Money Talks: Malta's Politics Has a Price Nobody Admits
Cyrus Engerer and Robyn Lewis did not bury the lead.
Cyrus Engerer and Robyn Lewis did not bury the lead. Their piece in the Times of Malta names the problem with the directness that Maltese public life usually reserves for everything except itself: party financing in this country is opaque, loosely regulated, and structurally corrosive. The argument is not new. What is notable is that it is being made at all, and by people who understand the machinery from the inside.
I have watched this particular problem for longer than I care to calculate. The money that flows into Maltese political parties does not announce itself. It arrives through fundraising dinners where the ticket price is understood to mean something more than the cost of the chicken, through construction permits that somehow materialise, through contracts that somehow land. Nobody can prove a direct line. Nobody is supposed to. The entire architecture is designed so that the line cannot be proven.
A piece in the same edition by academics Godfrey Baldacchino and Michael Briguglio offers the structural diagnosis: Labour holds a stubborn five percentage point advantage over the Nationalists, and short of a catastrophic own goal, there is no arithmetic reason why that advantage dissolves before the 2026 election. Alex Borg is leading a Nationalist party that is more credible than it was two years ago, but credibility and momentum are not the same thing, and he has not yet demonstrated he can manufacture the latter. Robert Abela knows this. His party's margin is wide enough to absorb significant discontent and still win.

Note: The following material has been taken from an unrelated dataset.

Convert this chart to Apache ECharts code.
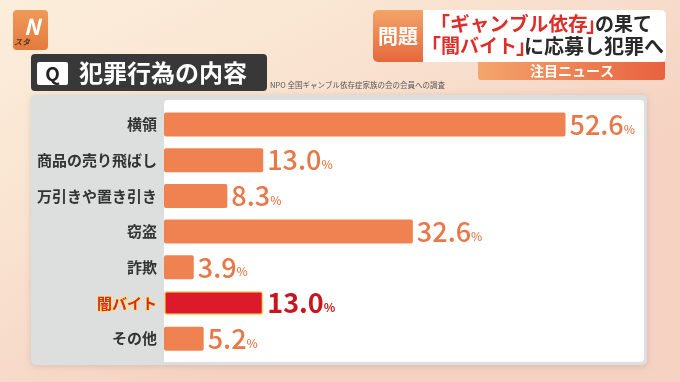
<!DOCTYPE html>
<html><head><meta charset="utf-8">
<script src="https://cdn.jsdelivr.net/npm/echarts@6/dist/echarts.min.js"></script>
<style>html,body{margin:0;padding:0;}#c{width:680px;height:382px;}</style>
</head><body><div id="c"></div>
<script>
const categories = ['横領','商品の売り飛ばし','万引きや置き引き','窃盗','詐欺','闇バイト','その他'];
const values = [52.6, 13.0, 8.3, 32.6, 3.9, 13.0, 5.2];
const highlight = '闇バイト';
const titleText = '犯罪行為の内容';
const noteText = 'NPO 全国ギャンブル依存症家族の会の会員への調査';

const FONT = '"Noto Sans CJK JP", "Noto Sans", sans-serif';
const ORANGE = '#F08150';
const RED = '#DD1A2C';
const HRED = '#DE2E2A';
const DARK = '#2A2A2A';

const chart = echarts.init(document.getElementById('c'));

function seg(x, y, text, color, size, align) {
  return { type: 'text', z: -3, x: x, y: y, style: { text: text, font: 'bold ' + size + 'px ' + FONT, fill: color, align: align || 'left', verticalAlign: 'middle' } };
}

const data = values.map((v, i) => {
  const hl = categories[i] === highlight;
  return hl ? {
    value: v,
    itemStyle: { color: RED, borderColor: '#F6DE72', borderWidth: 1.5 },
    label: { formatter: p => '{hv|' + p.value.toFixed(1) + '}{hp|%}' }
  } : { value: v };
});

chart.setOption({
  animation: false,
  graphic: [
    { type: 'rect', z: -10, shape: { x: 0, y: 0, width: 680, height: 382 },
      style: { fill: new echarts.graphic.LinearGradient(0, 0, 0.3, 1, [
        { offset: 0, color: '#FBEEDB' }, { offset: 0.5, color: '#F9E3D0' }, { offset: 1, color: '#F5D2C2' }]) } },
    // logo
    { type: 'rect', z: -5, shape: { x: 13, y: 10, width: 35, height: 40, r: 4 },
      style: { fill: new echarts.graphic.LinearGradient(0, 0, 0, 1, [
        { offset: 0, color: '#EE9A58' }, { offset: 1, color: '#E5793E' }]) } },
    { type: 'text', z: -4, x: 32, y: 27, style: { text: 'N', font: 'italic bold 22px ' + FONT, fill: '#fff', align: 'center', verticalAlign: 'middle' } },
    { type: 'text', z: -4, x: 22, y: 42, style: { text: 'スタ', font: 'italic bold 8px ' + FONT, fill: '#5A3420', align: 'center', verticalAlign: 'middle' } },
    // title box
    { type: 'rect', z: -5, shape: { x: 31, y: 54, width: 236, height: 37, r: 4 }, style: { fill: '#383838' } },
    { type: 'rect', z: -4, shape: { x: 37, y: 62, width: 31, height: 23, r: 2 }, style: { fill: '#fff' } },
    { type: 'text', z: -3, x: 52.5, y: 74, style: { text: 'Q', font: 'bold 19px ' + FONT, fill: '#222', align: 'center', verticalAlign: 'middle' } },
    { type: 'text', z: -3, x: 79, y: 73, style: { text: titleText, font: 'bold 24px ' + FONT, fill: '#fff', align: 'left', verticalAlign: 'middle' } },
    { type: 'text', z: -3, x: 270, y: 85, style: { text: noteText, font: '7.5px ' + FONT, fill: '#555', align: 'left', verticalAlign: 'middle' } },
    // top right headline
    { type: 'rect', z: -5, shape: { x: 423, y: 10, width: 243, height: 52, r: [0, 5, 5, 0] }, style: { fill: '#fff' } },
    { type: 'rect', z: -5, shape: { x: 373, y: 10, width: 50, height: 52, r: [5, 0, 0, 5] },
      style: { fill: new echarts.graphic.LinearGradient(0, 0, 0, 1, [
        { offset: 0, color: '#F2A468' }, { offset: 1, color: '#E6683D' }]) } },
    { type: 'text', z: -3, x: 398, y: 36, style: { text: '問題', font: 'bold 20px ' + FONT, fill: '#fff', align: 'center', verticalAlign: 'middle' } },
    // line 1
    seg(430, 24, '「', HRED, 20),
    seg(450, 24, 'ギャンブル依存', HRED, 19.7),
    seg(586, 24, '」', HRED, 20),
    seg(652, 24, 'の果て', DARK, 19, 'right'),
    // line 2
    seg(421, 46, '「', HRED, 20),
    seg(441, 46, '闇バイト', HRED, 19),
    seg(516, 46, '」', HRED, 20),
    seg(664, 46, 'に応募し犯罪へ', DARK, 20, 'right'),
    { type: 'rect', z: -5, shape: { x: 478, y: 62, width: 187, height: 18, r: [0, 0, 3, 3] },
      style: { fill: new echarts.graphic.LinearGradient(0, 0, 1, 0, [
        { offset: 0, color: '#F4A56C' }, { offset: 1, color: '#E8613F' }]) } },
    { type: 'text', z: -3, x: 572, y: 71, style: { text: '注目ニュース', font: 'bold 14px ' + FONT, fill: '#fff', align: 'center', verticalAlign: 'middle' } },
    // panels
    { type: 'rect', z: -6, shape: { x: 31, y: 95, width: 616, height: 270, r: 5 },
      style: { fill: '#DCDFDE', shadowColor: 'rgba(0,0,0,0.12)', shadowBlur: 6, shadowOffsetY: 1 } },
    { type: 'rect', z: -5, shape: { x: 164, y: 100, width: 480, height: 262, r: [4, 4, 4, 0] }, style: { fill: '#fff' } }
  ],
  grid: { left: 164, right: 58, top: 106.6, bottom: 25.4, containLabel: false },
  xAxis: { type: 'value', min: 0, max: 60, show: false },
  yAxis: {
    type: 'category', data: categories, inverse: true,
    axisLine: { show: false }, axisTick: { show: false }, splitLine: { show: false },
    axisLabel: {
      margin: 7,
      formatter: v => v === highlight ? '{h|' + v + '}' : '{n|' + v + '}',
      rich: {
        n: { fontFamily: FONT, fontWeight: 'bold', fontSize: 15, color: '#333' },
        h: { fontFamily: FONT, fontWeight: 'bold', fontSize: 15, color: '#D42A22', textBorderColor: '#FBE27A', textBorderWidth: 2 }
      }
    }
  },
  series: [{
    type: 'bar', data: data, barWidth: 24,
    itemStyle: { color: ORANGE, borderRadius: 2 },
    label: {
      show: true, position: 'right', distance: 4,
      formatter: p => '{v|' + p.value.toFixed(1) + '}{p|%}',
      rich: {
        v: { fontFamily: FONT, fontWeight: 500, fontSize: 27, color: '#E8784A' },
        p: { fontFamily: FONT, fontWeight: 500, fontSize: 12, color: '#E8784A', padding: [9, 0, 0, 0] },
        hv: { fontFamily: FONT, fontWeight: 'bold', fontSize: 27, color: '#C8161E' },
        hp: { fontFamily: FONT, fontWeight: 'bold', fontSize: 12, color: '#C8161E', padding: [9, 0, 0, 0] }
      }
    }
  }]
});
</script></body></html>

Here is what I think, and I will own it: the two stories are the same story. A party that cannot lose has no structural incentive to reform how it funds itself. The five-point gap is not just an electoral cushion — it is a licence. Reform happens when power feels threatened. When power feels comfortable, reform becomes a press release.
The MFSA, meanwhile, issued a warning about investment scam calls — financial advisors who are not advisors, pitching products that are not products. It is a sensible alert in a country where the Malta salary guide confirms that disposable income is tight enough to make a persuasive stranger on the phone genuinely dangerous. The island's financial services reputation has been rebuilt, painfully and expensively, over a decade. One wave of consumer fraud scandals would unpick more of that work than any regulator wants to admit.
The 143rd anniversary of the Ta' Pinu manifestation is being marked in Gozo with broadcasts across UTV and Radju Marija. Faith, at least, does not require a campaign donor.
The financing debate will not resolve itself before the election. But the fact that it is now being argued in public, by people with standing, means the pressure is building — and pressure, given enough time, eventually finds a crack.